The U.S. Justice Department has undergone a years long investigation that could result in criminal charges for Binance and Zhao as well as billions of dollars of fines, according to people familiar with the probe. Binance also faces a Securities and Exchange Commission lawsuit that alleges it and Zhao operated illegally in the U.S. and misused customers’ funds. The firm has acknowledged past mistakes but says customer money is safe and it is committed to compliance.
“We have worked tirelessly not just to learn the lessons of the past, but also to continue to invest in the teams and systems that ensure user protection,” a spokesman said. Binance launched in China in 2017, though it claims to be based nowhere, with staff scattered around the world. Its global website is accessible by traders almost everywhere, but that number is falling as its presence has been forbidden in many countries. In Europe, more countries are shutting their doors to the exchange.
In the U.S., activity at its local exchange, Binance.US, has basically dissipated. Its chief executive officer, legal chief and risk head all left recently. In a virtual Binance.US meeting days before his departure earlier this month, Binance.US CEO Brian Shroder said revenue at the exchange had fallen 70% year to date, according to a presentation viewed by the Journal. Executives looked on with dismay.
Shroder told employees Zhao would need to resolve “his regulatory matters, put his .US holdings in a blind trust, or sell his shares” in order for the U.S. platform to maintain its growth initiative. Those steps would allow the company to unblock banking relationships and get licenses, he said. Zhao is the majority owner of Binance.US and the global exchange. A spokeswoman for Binance.US declined to comment.
Binance and the DOJ have been talking for months, according to people familiar with the discussions, and inside Binance, there have been discussions on whether Zhao should step down. Zhao’s insistence in remaining at the helm of the company has frustrated some executives who believed him leaving would improve the chances of the company surviving, the Journal previously reported.
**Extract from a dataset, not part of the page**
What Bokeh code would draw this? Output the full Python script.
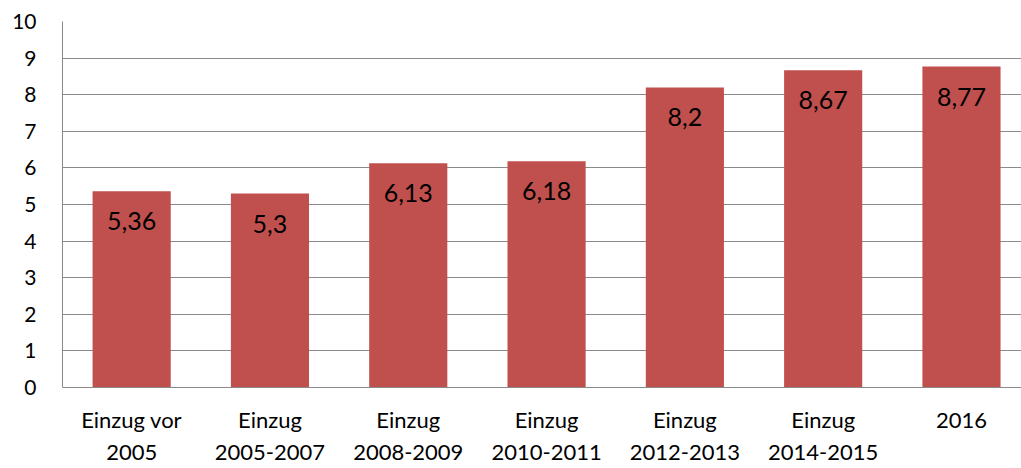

The company upheaval has also hurt employee morale. Employees confronted Zhao in a summer meeting following layoffs, according to messages viewed by the Journal, in a rare showing of criticism. “Some ppl laid off were given 0 days notice and/or found out they got laid off because they couldn’t login to the system anymore. How is that treating them respectfully? Is 2 weeks severance respectful?” one anonymous employee asked Zhao in the all-hands meeting chat. Nine others upvoted that. The question went unanswered.
A further stumbling block for Binance came in late August, when the Journal published an article on Binance customers’ use of sanctioned Russian banks. The DOJ has also been investigating Binance in connection with possible violations of U.S. sanctions on Russia, the Journal has reported. Following the Journal story, the Justice Department questioned Binance about the banks’ usage, and Binance’s chief compliance officer, Noah Perlman, met with department officials to discuss their concerns, a person with direct knowledge of the matter said.
Pressure from the DOJ was partly responsible for Zhao’s decision to begin winding down Binance’s business in Russia, once one of its most important markets, the person said. Over the following two weeks, Binance barred customers from using the sanctioned banks and forced out the executives managing its Russia business. It said it was considering a full withdrawal from Russia.
Zhao publicly remained defiant. “We are one community,” he wrote on X on the day the Russia executives left. “Keep building!” But behind closed doors, Zhao has been bringing new lawyers to handle the DOJ case, according to people familiar with the move. And Zhao has been staying put in his home in the United Arab Emirates, which doesn’t have a mutual extradition treaty with the U.S.